### Task objective
Tally the lines containing the word "that", and report the tally alone.

### Records to use
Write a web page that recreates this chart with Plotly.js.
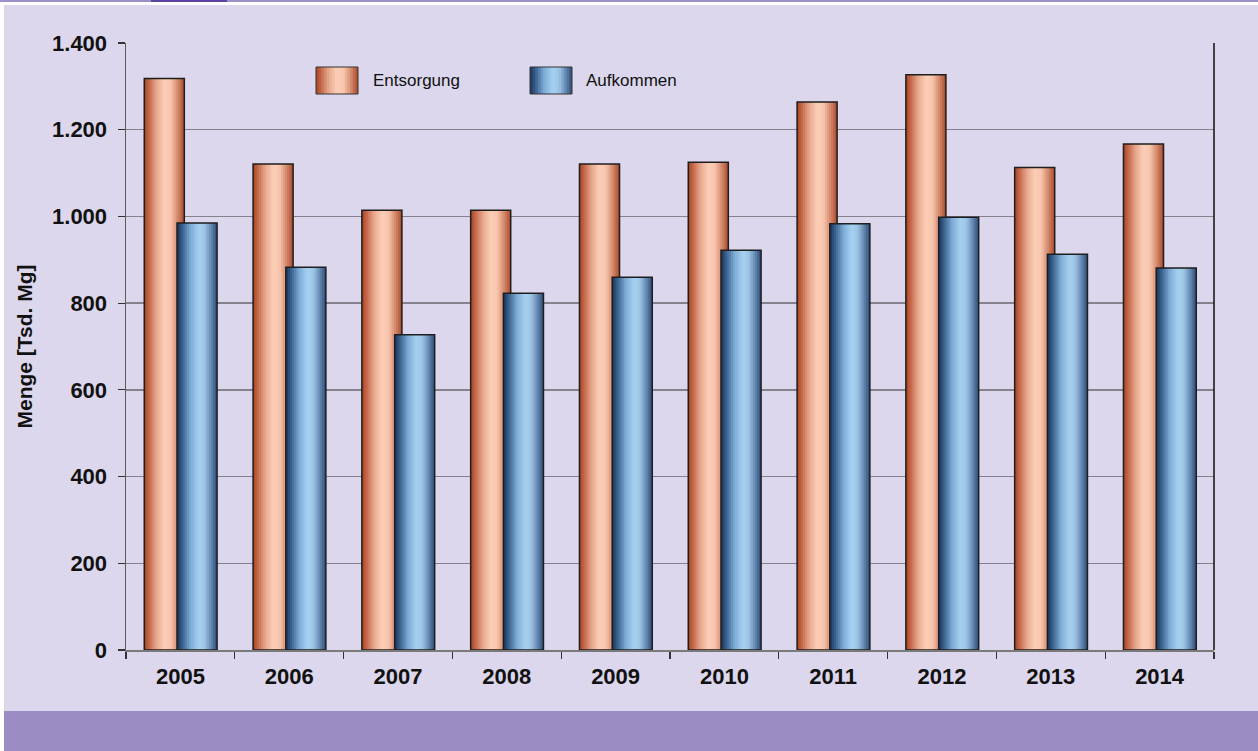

...

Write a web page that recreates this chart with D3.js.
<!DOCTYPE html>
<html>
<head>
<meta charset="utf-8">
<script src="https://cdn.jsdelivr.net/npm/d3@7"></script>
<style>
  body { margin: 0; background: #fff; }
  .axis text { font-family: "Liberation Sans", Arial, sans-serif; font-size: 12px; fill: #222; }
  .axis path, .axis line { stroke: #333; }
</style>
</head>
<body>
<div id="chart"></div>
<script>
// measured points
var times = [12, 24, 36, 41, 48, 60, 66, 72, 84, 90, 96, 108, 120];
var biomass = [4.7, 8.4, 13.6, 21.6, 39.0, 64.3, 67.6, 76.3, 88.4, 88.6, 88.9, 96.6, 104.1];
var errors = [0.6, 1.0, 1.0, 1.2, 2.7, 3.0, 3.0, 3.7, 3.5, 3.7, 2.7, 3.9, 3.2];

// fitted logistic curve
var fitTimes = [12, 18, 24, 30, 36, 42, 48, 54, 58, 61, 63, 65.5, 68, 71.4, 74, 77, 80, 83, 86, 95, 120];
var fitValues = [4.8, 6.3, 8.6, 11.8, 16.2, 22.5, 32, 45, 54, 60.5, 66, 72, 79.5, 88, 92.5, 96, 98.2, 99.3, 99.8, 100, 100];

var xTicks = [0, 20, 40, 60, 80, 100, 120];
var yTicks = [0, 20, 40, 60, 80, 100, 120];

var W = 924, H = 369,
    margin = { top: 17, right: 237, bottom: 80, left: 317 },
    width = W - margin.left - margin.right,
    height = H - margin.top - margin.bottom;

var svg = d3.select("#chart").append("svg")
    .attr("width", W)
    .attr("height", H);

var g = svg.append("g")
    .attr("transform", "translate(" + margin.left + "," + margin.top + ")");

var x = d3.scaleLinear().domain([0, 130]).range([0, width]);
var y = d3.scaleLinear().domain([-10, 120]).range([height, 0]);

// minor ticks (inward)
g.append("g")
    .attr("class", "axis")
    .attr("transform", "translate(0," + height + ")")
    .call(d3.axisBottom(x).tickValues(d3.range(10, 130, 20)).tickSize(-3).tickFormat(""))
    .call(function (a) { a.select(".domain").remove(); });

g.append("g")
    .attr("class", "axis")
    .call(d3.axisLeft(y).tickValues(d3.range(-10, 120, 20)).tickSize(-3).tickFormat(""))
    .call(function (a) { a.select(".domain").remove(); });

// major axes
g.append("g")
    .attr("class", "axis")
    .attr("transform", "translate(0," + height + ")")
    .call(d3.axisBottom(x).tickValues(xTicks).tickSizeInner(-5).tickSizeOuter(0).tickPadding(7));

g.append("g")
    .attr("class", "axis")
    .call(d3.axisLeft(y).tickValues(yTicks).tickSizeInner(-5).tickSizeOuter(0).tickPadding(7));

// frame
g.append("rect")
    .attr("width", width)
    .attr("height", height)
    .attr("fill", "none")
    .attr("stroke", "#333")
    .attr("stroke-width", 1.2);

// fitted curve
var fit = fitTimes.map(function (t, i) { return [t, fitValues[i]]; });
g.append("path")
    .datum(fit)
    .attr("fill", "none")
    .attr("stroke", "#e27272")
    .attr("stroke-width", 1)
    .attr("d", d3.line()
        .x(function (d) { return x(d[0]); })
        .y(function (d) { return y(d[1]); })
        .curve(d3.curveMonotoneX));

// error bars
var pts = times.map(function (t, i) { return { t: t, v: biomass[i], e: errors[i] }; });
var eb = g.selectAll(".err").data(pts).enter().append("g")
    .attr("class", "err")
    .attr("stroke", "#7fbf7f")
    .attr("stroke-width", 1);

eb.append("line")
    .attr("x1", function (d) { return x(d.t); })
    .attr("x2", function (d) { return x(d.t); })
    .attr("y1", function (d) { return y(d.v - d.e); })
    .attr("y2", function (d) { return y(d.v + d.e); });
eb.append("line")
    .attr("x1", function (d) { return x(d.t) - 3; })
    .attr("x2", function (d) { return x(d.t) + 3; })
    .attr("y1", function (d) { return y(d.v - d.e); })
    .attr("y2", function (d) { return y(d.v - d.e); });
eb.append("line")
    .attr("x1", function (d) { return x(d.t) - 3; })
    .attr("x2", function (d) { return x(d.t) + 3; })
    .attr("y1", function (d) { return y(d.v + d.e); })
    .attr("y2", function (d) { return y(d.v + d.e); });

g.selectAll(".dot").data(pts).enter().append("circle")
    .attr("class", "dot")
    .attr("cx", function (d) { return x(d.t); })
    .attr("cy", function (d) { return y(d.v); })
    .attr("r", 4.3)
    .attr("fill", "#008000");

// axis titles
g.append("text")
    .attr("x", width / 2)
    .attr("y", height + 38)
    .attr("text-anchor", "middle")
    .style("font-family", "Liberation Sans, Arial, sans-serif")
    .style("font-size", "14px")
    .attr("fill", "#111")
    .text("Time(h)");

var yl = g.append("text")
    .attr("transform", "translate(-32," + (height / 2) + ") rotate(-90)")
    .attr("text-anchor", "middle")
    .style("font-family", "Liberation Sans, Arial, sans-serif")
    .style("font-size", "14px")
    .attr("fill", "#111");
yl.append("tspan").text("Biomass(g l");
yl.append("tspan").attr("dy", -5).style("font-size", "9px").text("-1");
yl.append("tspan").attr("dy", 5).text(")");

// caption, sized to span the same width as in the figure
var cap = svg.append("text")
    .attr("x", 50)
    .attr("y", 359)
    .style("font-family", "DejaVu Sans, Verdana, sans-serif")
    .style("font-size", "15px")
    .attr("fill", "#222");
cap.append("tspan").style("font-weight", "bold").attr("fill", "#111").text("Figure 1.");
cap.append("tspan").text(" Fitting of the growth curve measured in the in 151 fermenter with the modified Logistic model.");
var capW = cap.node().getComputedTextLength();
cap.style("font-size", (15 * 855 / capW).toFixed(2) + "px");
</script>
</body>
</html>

### Expected output
2